[Input data start]
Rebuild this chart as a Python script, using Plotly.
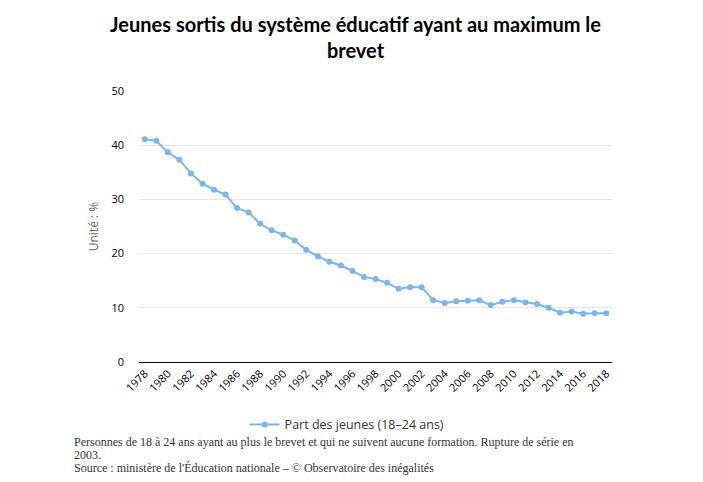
import plotly.graph_objects as go

# -------------------------------
# DATA
# -------------------------------
years = list(range(1978, 2019))
part_jeunes = [41.1, 40.8, 38.7, 37.3, 34.8, 32.9, 31.8, 30.9, 28.4, 27.6,
               25.5, 24.3, 23.5, 22.4, 20.7, 19.5, 18.5, 17.8, 16.8, 15.7,
               15.3, 14.6, 13.5, 13.8, 13.8, 11.4, 10.9, 11.2, 11.3, 11.4,
               10.5, 11.1, 11.4, 11.0, 10.7, 10.0, 9.1, 9.3, 8.9, 9.0, 9.0]
tick_years = list(range(1978, 2019, 2))

title = "Jeunes sortis du système éducatif ayant au maximum le<br>brevet"
series_name = "Part des jeunes (18–24 ans)"
caption_lines = [
    "Personnes de 18 à 24 ans ayant au plus le brevet et qui ne suivent aucune formation. Rupture de série en",
    "2003.",
    "Source : ministère de l'Éducation nationale – © Observatoire des inégalités",
]

# -------------------------------
# PLOT
# -------------------------------
fig = go.Figure()

fig.add_trace(go.Scatter(
    x=years,
    y=part_jeunes,
    mode="lines+markers",
    name=series_name,
    line=dict(color="#7cb5ec", width=2),
    marker=dict(color="#7cb5ec", size=6, symbol="circle")
))

# caption: one annotation per line to keep the tight line spacing
for i, line in enumerate(caption_lines):
    fig.add_annotation(
        text=line, xref="paper", yref="paper", x=-0.142, y=-0.295 - i * 0.048,
        xanchor="left", yanchor="middle", align="left", showarrow=False,
        font=dict(family="Liberation Serif", size=12, color="#333333")
    )

# page body has an 8px margin, so the figure is a bit smaller and shifted
fig.update_layout(
    width=695, height=474,
    margin=dict(l=131, r=91, t=83, b=120),
    paper_bgcolor="white", plot_bgcolor="white",
    title=dict(text=title, x=0.5, xanchor="center", y=0.95, yanchor="top",
               font=dict(family="Lato", size=20, color="#000000", weight="bold")),
    font=dict(family="Open Sans", size=11, color="#333333"),
    showlegend=True,
    legend=dict(orientation="h", x=0.44, xanchor="center", y=-0.232, yanchor="middle",
                font=dict(family="Open Sans", size=12.5, color="#333333")),
)

fig.update_xaxes(
    range=[1977.5, 2018.5],
    tickvals=tick_years,
    ticktext=[str(y) for y in tick_years],
    tickangle=-45,
    showgrid=False,
    showline=True, linecolor="#000000", linewidth=1,
    zeroline=False,
    tickfont=dict(family="Open Sans", size=11, color="#000000")
)

fig.update_yaxes(
    range=[0, 50],
    tickvals=[0, 10, 20, 30, 40, 50],
    showgrid=True, gridcolor="#e6e6e6", gridwidth=1,
    zeroline=False, showline=False,
    ticklabelstandoff=14,
    tickfont=dict(family="Open Sans", size=11, color="#000000"),
    title=dict(text="Unité : %", standoff=10,
               font=dict(family="Open Sans", size=12, color="#666666"))
)

fig.write_html("out.html")
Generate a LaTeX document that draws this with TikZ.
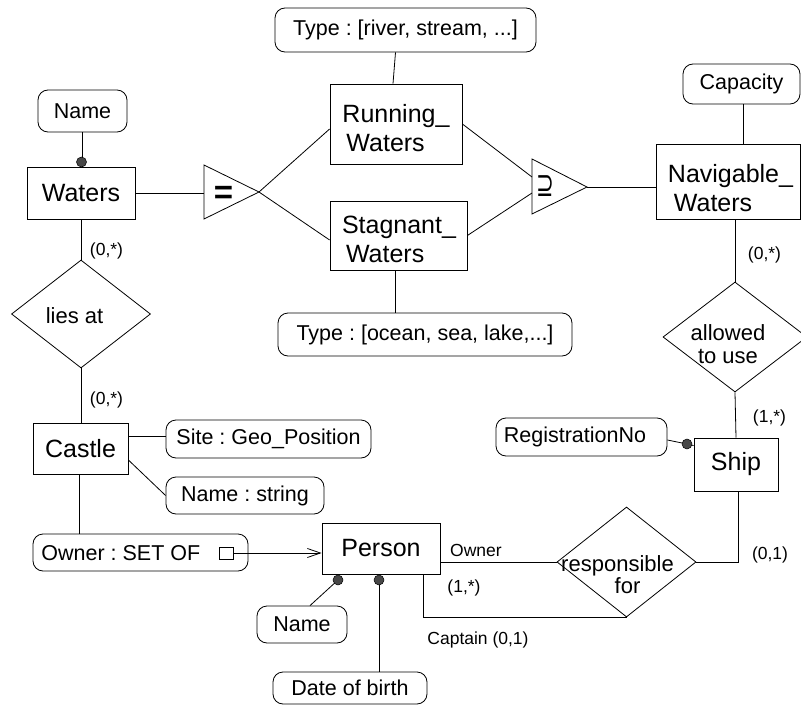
\documentclass[tikz,border=0pt]{standalone}
\usepackage{fontspec}
\setmainfont{Liberation Sans}
\newfontfamily\symfont{DejaVu Sans}
\usetikzlibrary{shapes.geometric,arrows.meta,calc}
\newcommand\entfont{\fontsize{25}{29}\selectfont}
\newcommand\attrfont{\fontsize{21.5}{24}\selectfont}
\newcommand\relfont{\fontsize{22}{22.5}\selectfont}
\newcommand\lblfont{\fontsize{17.5}{20}\selectfont}
\frenchspacing
\begin{document}
\begin{tikzpicture}[x=1pt,y=-1pt,line width=0.8pt,
  ent/.style={draw,inner sep=0pt,font=\entfont},
  enttext/.style={inner sep=0pt,font=\entfont,align=left},
  attr/.style={draw,rounded corners=10pt,inner sep=0pt,font=\attrfont},
  attrtext/.style={inner sep=0pt,font=\attrfont},
  rel/.style={draw,diamond,inner sep=0pt},
  reltext/.style={inner sep=0pt,font=\relfont,align=center},
  lbl/.style={inner sep=0pt,font=\lblfont},
  dotm/.style={circle,fill=black!72,draw=black,line width=0.5pt,inner sep=0pt,minimum size=10pt}]
\useasboundingbox (0,0) rectangle (801,709);

% entities
\node[ent,minimum width=108pt,minimum height=52pt] (waters) at (81,193) {Waters};
\node[ent,minimum width=132pt,minimum height=80pt] (running) at (396,124) {};
\node[enttext] (runningT) at (396,128.5) {Running\_\\\hspace*{4pt}Waters};
\node[ent,minimum width=137pt,minimum height=69pt] (stagnant) at (398.5,235.5) {};
\node[enttext] (stagnantT) at (399,239.5) {Stagnant\_\\\hspace*{4pt}Waters};
\node[ent,minimum width=144.5pt,minimum height=75pt] (navig) at (728.25,181.5) {};
\node[enttext] (navigT) at (730.5,188.5) {Navigable\_\\\hspace*{6pt}Waters};
\node[ent,minimum width=84pt,minimum height=53pt] (ship) at (736,464.5) {Ship};
\node[ent,minimum width=118pt,minimum height=51pt] (person) at (381,548.5) {Person};
\node[ent,minimum width=95pt,minimum height=51pt] (castle) at (80.5,448.5) {Castle};

% attributes
\node[attr,minimum width=89pt,minimum height=42pt] (nameW) at (82.5,111) {Name};
\node[attr,minimum width=261pt,minimum height=44pt] (typeR) at (405.5,30) {Type : [river, stream, ...]};
\node[attr,minimum width=294pt,minimum height=43pt] (typeS) at (425,334.5) {Type : [ocean, sea, lake,...]};
\node[attr,minimum width=117pt,minimum height=40pt] (capacity) at (741.5,84) {Capacity};
\node[attr,minimum width=171pt,minimum height=38pt] (regno) at (581.5,437) {};
\node[attrtext] (regnoT) at (575,437) {RegistrationNo};
\node[attr,minimum width=90pt,minimum height=37pt] (nameP) at (302,624.5) {Name};
\node[attr,minimum width=154pt,minimum height=32pt] (dob) at (350,688) {Date of birth};
\node[attr,minimum width=205pt,minimum height=38pt] (site) at (268.5,439) {Site : Geo\_Position};
\node[attr,minimum width=158pt,minimum height=37pt] (nameC) at (245,495.5) {Name : string};
\node[attr,minimum width=215pt,minimum height=37pt] (owner) at (140.5,552.5) {};
\node[attrtext,anchor=west] (ownerT) at (41,553) {Owner : SET OF};
\node[draw,inner sep=0pt,minimum width=14pt,minimum height=12pt] (ownerSq) at (226,553) {};

% relationships
\node[rel,minimum width=139pt,minimum height=108pt] (liesat) at (81,314) {};
\node[reltext] (liesatT) at (74.5,315.5) {lies at};
\node[rel,minimum width=144pt,minimum height=110pt] (allowed) at (735,337) {};
\node[reltext] (allowedT) at (728,344) {allowed\\to use};
\node[rel,minimum width=139pt,minimum height=110pt] (resp) at (626.5,562) {};
\node[reltext] (respT1) at (617.5,566) {responsible};
\node[reltext] (respT2) at (627.5,586) {for};

% generalisation triangles
\coordinate (eqTop) at (204,165);
\coordinate (eqBot) at (204,219);
\coordinate (eqApex) at (259,192);
\coordinate (eqIn) at (204,193);
\draw (eqTop) -- (eqApex) -- (eqBot) -- cycle;
\node[inner sep=0pt,font=\bfseries\fontsize{33}{33}\selectfont] (eqS) at (223.5,194.5) {=};
\coordinate (supTop) at (532,159);
\coordinate (supBot) at (532,214);
\coordinate (supApex) at (587,187);
\coordinate (supInU) at (532,177);
\coordinate (supInL) at (532,193);
\draw (supTop) -- (supApex) -- (supBot) -- cycle;
\node[inner sep=0pt,font=\symfont\fontsize{34}{34}\selectfont,xscale=0.62] (supS) at (545,186) {⊇};

% connectors
\draw (nameW.south) -- (nameW.south |- waters.north);
\draw (waters.east) -- (eqIn);
\draw (eqApex) -- ([yshift=-5pt]running.west);
\draw (eqApex) -- ([yshift=-4.5pt]stagnant.west);
\draw (running.east) -- (supInU);
\draw (stagnant.east) -- (supInL);
\draw (supApex) -- (supApex -| navig.west);
\draw ([xshift=-10pt]typeR.south) -- ([xshift=-3pt]running.north);
\draw ([xshift=-3.5pt]stagnant.south) -- ([xshift=-3.5pt]stagnant.south |- typeS.north);
\draw ([xshift=1.5pt]capacity.south) -- ([xshift=1.5pt]capacity.south |- navig.north);
\draw (allowed.north |- navig.south) -- (allowed.north);
\draw (allowed.south) -- ([xshift=1pt]allowed.south |- ship.north);
\coordinate (dotRc) at (687,444);
\draw ([yshift=-3pt]regno.east) -- (dotRc) -- ([yshift=-8pt]ship.north west);
\draw ([xshift=2pt]ship.south) |- (resp.east);
\draw (resp.west -| person.east) -- (resp.west);
\draw ([xshift=-17pt]person.south east) |- (resp.south);
\coordinate (dotP1c) at (338,580);
\coordinate (dotP2c) at (379,580);
\draw ([xshift=8pt]nameP.north) -- (dotP1c);
\draw (dotP2c) -- (dotP2c |- dob.north);
\draw (waters.south) -- (liesat.north);
\draw (liesat.south) -- (liesat.south |- castle.north);
\draw ([yshift=3pt]site.west -| castle.east) -- ([yshift=3pt]site.west);
\draw ([yshift=-11.5pt]castle.east) -- (nameC.west);
\draw ([xshift=-1.5pt]castle.south) -- ([xshift=-1.5pt]castle.south |- owner.north);
\draw[-{Straight Barb[length=13pt,width=9pt]}] (ownerSq.east) -- (ownerSq.east -| person.west);

% key dots
\node[dotm] (dotW) at (81.5,162) {};
\node[dotm] (dotR) at (dotRc) {};
\node[dotm] (dotP1) at (dotP1c) {};
\node[dotm] (dotP2) at (dotP2c) {};

% cardinality labels
\node[lbl] (lW) at (106.5,251) {(0,*)};
\node[lbl] (lC) at (106.5,400) {(0,*)};
\node[lbl] (lN) at (764.5,255) {(0,*)};
\node[lbl] (lS1) at (769.5,418) {(1,*)};
\node[lbl] (lS2) at (770,555) {(0,1)};
\node[lbl] (lOwner) at (476,550) {Owner};
\node[lbl] (lP) at (464,588) {(1,*)};
\node[lbl] (lCapt) at (478,640) {Captain (0,1)};
\end{tikzpicture}
\end{document}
[Input data end]
- [To do] Where a line above contains the string "this", copy that line.

- [Task output]
Rebuild this chart as a Python script, using Plotly.
Generate a LaTeX document that draws this with TikZ.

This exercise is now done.